Findings (3)
- BigScience's multilingual scope (BLOOM's 46 natural languages including under-resourced languages such as Wolof, Lingala, Setswana, and several Indian and African languages) materially widened representation beyond the usual high-resource set, which indirectly serves communities whose languages are normally excluded.
- The ROOTS corpus governance and the BigScience Data working group engaged in deliberate sourcing decisions and documented data provenance, a precondition for any sovereignty conversation.
- Community-led language selection: language communities and native-speaker researchers were involved in deciding which languages entered BLOOM, rather than scraping by availability alone.
Gaps (4)
- No explicit adoption of the CARE Principles for Indigenous Data Governance (Collective Benefit, Authority to Control, Responsibility, Ethics).
- No evidence of formal Indigenous data sovereignty protocols or consent frameworks for the communities whose language data entered ROOTS.
- Oral, non-textual, and relational knowledge is structurally absent — BLOOM is a text corpus model, so embodied and oral traditions are excluded by construction.

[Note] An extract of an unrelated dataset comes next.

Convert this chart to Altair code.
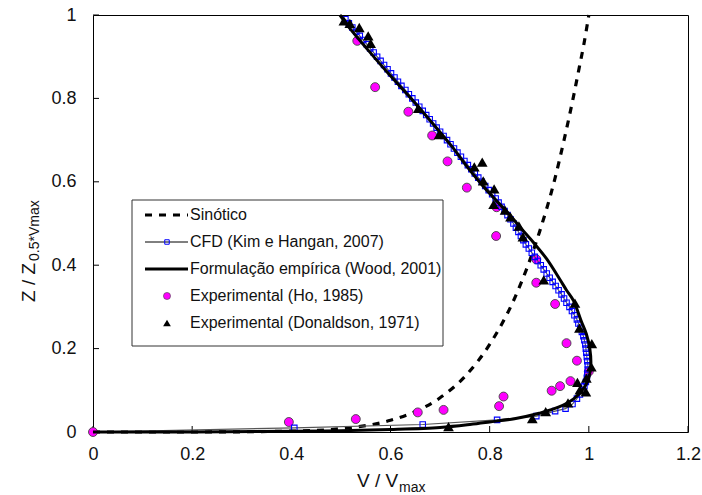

- Multilingual breadth is not the same as data sovereignty; inclusion of a language does not grant the speaking community authority over its use.
Justification
BigScience earns more than a floor score because its multilingual, community-involved language selection is a genuine, rare gesture toward represented-but-usually-excluded communities. But inclusion is treated as the achievement; sovereignty (authority to control downstream use, CARE adoption, consent) is not addressed. Score reflects real inclusivity without the governance layer that would make it preservative.